Fast forward another three years. Her experience with Ivaldi Group’s digital services and AM offering led Touré to Fast Radius, a cloud-based manufacturing provider that offers much more than 3D printing, where she served as director of sales and service of factory operations.
“At that stage in my career, I felt it was necessary to go beyond additive,” said Touré. “Much of the decision came down to the fact that I kept hearing from customers who were looking for machined or plastic injection molded parts but, as an AM provider, we were unable to support them. Saying no is extremely frustrating for a salesperson, so for me, it became increasingly important to join a company offering a full scope of manufacturing services.”
Through it all, Touré found time to get married, give birth to two sons, and keep Wi3DP moving full steam ahead.
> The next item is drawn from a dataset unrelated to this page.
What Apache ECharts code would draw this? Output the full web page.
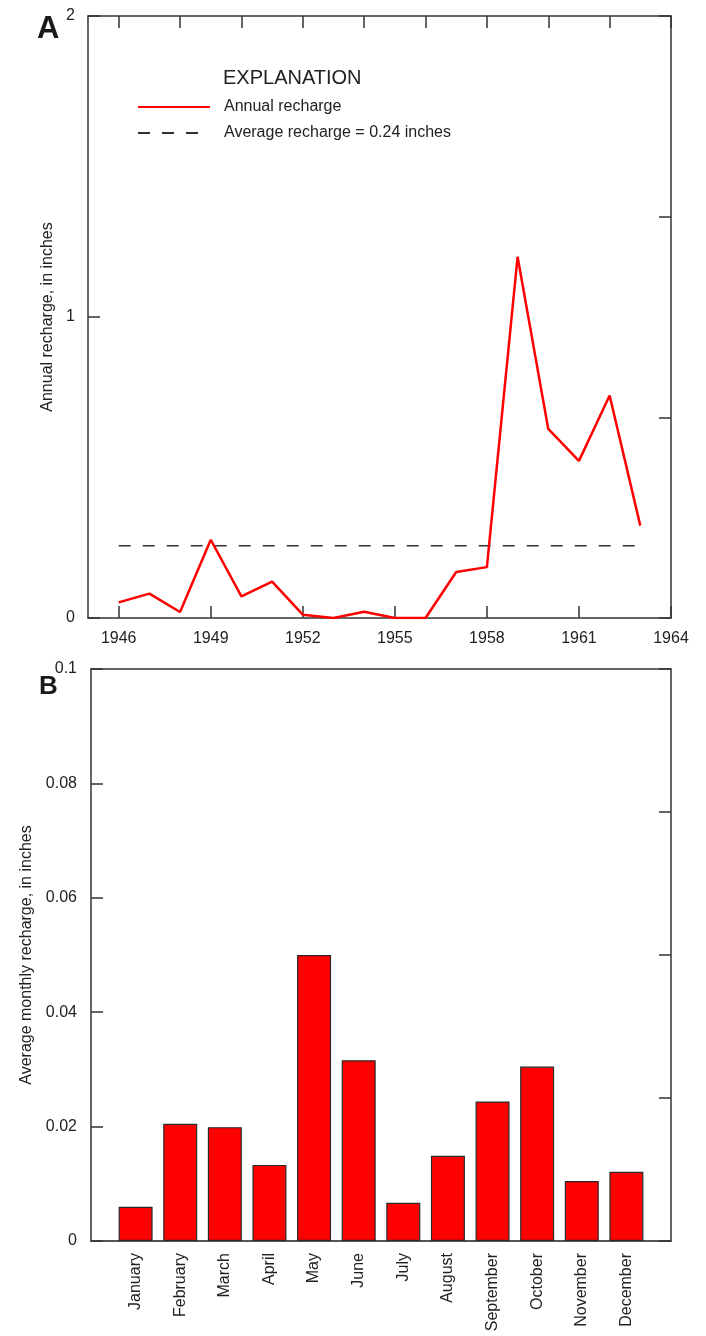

She recently handed the presidential reins to Kristin Mulherin, general manager of powder bed solutions at Nexa3D, but Touré remains on as chairwoman of the board at Wi3DP and is still deeply involved in the organization’s day-to-day activities. And shortly after that, she accepted a job offer that brings her closer to her roots in additive manufacturing: director of enterprise sales for North America at Belgium-based 3D printing pioneer Materialise.
When asked whether gender equality remains a problem in manufacturing—additive or otherwise—she suggested that progress has been made, but noted that less than 15 percent of today’s AM jobs are filled by women and that most of the glass ceilings have yet to be shattered. And sadly, diversity in other areas seems to be on the decline. The number of blacks in Wi3DP, for example, “can be counted on one hand,” she said, one of several unfortunate metrics that must be changed before the industry can consider itself truly “diverse.”
Still, people are taking notice. During last January’s TIPE 3D Printing conference (Technology, Industry, People, Economics) there were 186 speakers, a 26 percent increase over last year’s event. Many of those women hold leadership and engineering roles in prominent companies, NIST, NASA, Ford Motor Co. and HP among them. Thanks to Touré’s efforts, those numbers will only grow stronger. “We’re getting there, but still have a long way to go,” she said.
Somewhat ironically, Touré suggested one way to help is for more men to get involved in TIPE and other Wi3DP events. “That would be a big step forward. We’d also like for more companies to participate in our DEI [diversity, equity, inclusion] workshops, so that we can educate others on what it is, why it matters, and how employers can begin to implement important programs like these.”
“The good news is that more companies in the AM industry have begun to understand the basic premise that people matter, and if they really want to be successful, they need to have much more diversity, on a far broader basis,” added Touré. “Yes, there are certainly a fair number of companies who understand this and are doing a good job, but I think that Women in 3D Printing still has a significant mission ahead of it, which is to help as many organizations as possible to achieve complete gender parity and ethnic diversity. Hopefully, we as an industry will achieve this goal soon.”